In 1999, Carrie Walker-Boyd learned she had stage 4B Hodgkin lymphoma, a blood system cancer diagnosed in an estimated 1,000 Canadians yearly. Initially, Carrie was relieved. She finally knew what was going on in her body.

Diagnosed at only 26, Carrie quit her new job to undergo treatment but wanted to keep busy. With a Canadian Cancer Society office around the corner from her house, Carrie walked in to get information about Hodgkin lymphoma and walked out with a new opportunity: a volunteer role requiring only a few hours a week, in a warm and welcoming environment that lifted her spirits between treatments.

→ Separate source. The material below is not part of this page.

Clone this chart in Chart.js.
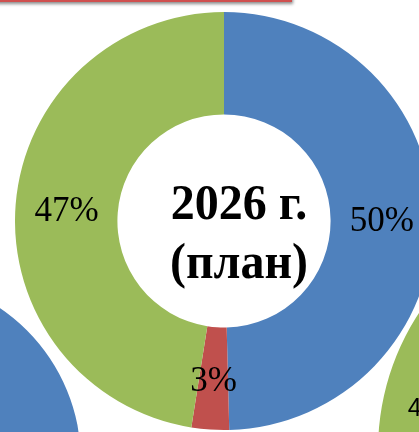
<!DOCTYPE html>
<html lang="ru">
<head>
    <meta charset="UTF-8">
    <title>2026 г. (план)</title>
    <script src="https://cdn.jsdelivr.net/npm/chart.js"></script>
    <style>
        html, body {
            margin: 0;
            padding: 0;
            width: 419px;
            height: 432px;
            overflow: hidden;
            background: #fff;
        }

        .frame {
            position: absolute;
            left: -4px;
            top: -30px;
            width: 296px;
            height: 32px;
            box-sizing: border-box;
            border: 2px solid #d0504f;
            background: #fff;
            box-shadow: 1px 2px 3px rgba(0, 0, 0, 0.45);
        }

        canvas {
            position: absolute;
        }

        #mainChart { left: 15px; top: 12px; }
        #leftChart { left: -289px; top: 276px; }
        #rightChart { left: 378px; top: 200px; }
    </style>
</head>
<body>
    <div class="frame"></div>
    <canvas id="leftChart" width="370" height="370"></canvas>
    <canvas id="rightChart" width="500" height="500"></canvas>
    <canvas id="mainChart" width="418" height="418"></canvas>

    <script>
        // segment colours (blue, red, green)
        const colors = ['#4f81bd', '#c0504d', '#9bbb59'];

        // main chart: 2026 plan
        const mainCategories = ['Сегмент 1', 'Сегмент 2', 'Сегмент 3'];
        const mainValues = [49.6, 2.9, 47.5];
        const mainLabels = ['50%', '3%', '47%'];
        const mainTitle = ['2026 г.', '(план)'];

        // neighbouring charts, only partly visible
        const leftValues = [50, 3, 47];
        const leftLabels = ['50%', '3%', '47%'];
        const rightValues = [54, 3, 43];
        const rightLabels = ['54%', '3%', '43%'];

        // draw percentage labels at each arc's centre
        const arcLabels = {
            id: 'arcLabels',
            afterDatasetsDraw(chart, args, opts) {
                const ctx = chart.ctx;
                const meta = chart.getDatasetMeta(0);
                ctx.save();
                ctx.fillStyle = '#000';
                ctx.font = opts.font;
                ctx.textAlign = 'center';
                ctx.textBaseline = 'middle';
                meta.data.forEach((arc, i) => {
                    const pos = arc.tooltipPosition();
                    ctx.fillText(opts.labels[i], pos.x, pos.y + 3);
                });
                ctx.restore();
            }
        };

        // title in the doughnut hole (text is a little taller than wide in the original)
        const centerText = {
            id: 'centerText',
            afterDraw(chart, args, opts) {
                if (!opts.lines) return;
                const ctx = chart.ctx;
                const area = chart.chartArea;
                const cx = (area.left + area.right) / 2;
                const cy = (area.top + area.bottom) / 2;
                ctx.save();
                ctx.fillStyle = '#000';
                ctx.font = opts.font;
                ctx.textAlign = 'center';
                ctx.textBaseline = 'alphabetic';
                opts.lines.forEach((line, i) => {
                    ctx.save();
                    ctx.translate(cx + opts.dx, cy + opts.baselines[i]);
                    ctx.scale(1, 1.05);
                    ctx.fillText(line, 0, 0);
                    ctx.restore();
                });
                ctx.restore();
            }
        };

        function makeDoughnut(id, categories, values, labels, labelFont, cutout, title) {
            return new Chart(document.getElementById(id), {
                type: 'doughnut',
                data: {
                    labels: categories,
                    datasets: [{
                        data: values,
                        backgroundColor: colors,
                        borderWidth: 0
                    }]
                },
                options: {
                    responsive: false,
                    animation: false,
                    devicePixelRatio: 1,
                    cutout: cutout,
                    layout: { padding: 0 },
                    plugins: {
                        legend: { display: false },
                        tooltip: { enabled: false },
                        arcLabels: { labels: labels, font: labelFont },
                        centerText: title || {}
                    }
                },
                plugins: [arcLabels, centerText]
            });
        }

        makeDoughnut('leftChart', mainCategories, leftValues, leftLabels,
            '35px "Liberation Serif"', '50%');
        makeDoughnut('rightChart', mainCategories, rightValues, rightLabels,
            '25px "Liberation Sans"', '60%');
        makeDoughnut('mainChart', mainCategories, mainValues, mainLabels,
            '35px "Liberation Serif"', '51%',
            { lines: mainTitle, font: 'bold 48px "Liberation Serif"', dx: 15, baselines: [-2, 57] });
    </script>
</body>
</html>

“Volunteering with the Canadian Cancer Society opened my eyes to just how much work they do for people fighting cancer,” remarks Carrie. “The stem cell transplant I underwent as part of my treatment was a result of research funded by the Society. I’m a strong supporter of their fundraising events as I know firsthand what type of impact the money raised can have.”

That same year, Carrie attended her first Relay For Life event in her community. She was so moved the event, by the end of the night, Carrie had signed up to participate and volunteer for the following year’s Relay.

“What I enjoy most about being on the Relay For Life committee is that everyone is there for the same purpose — to fight cancer and ensure the event is a success,” says Carrie. “Several of us have been affected by cancer in one way or another. The better we make the event, the more people we will draw in and the more donations we can collect.”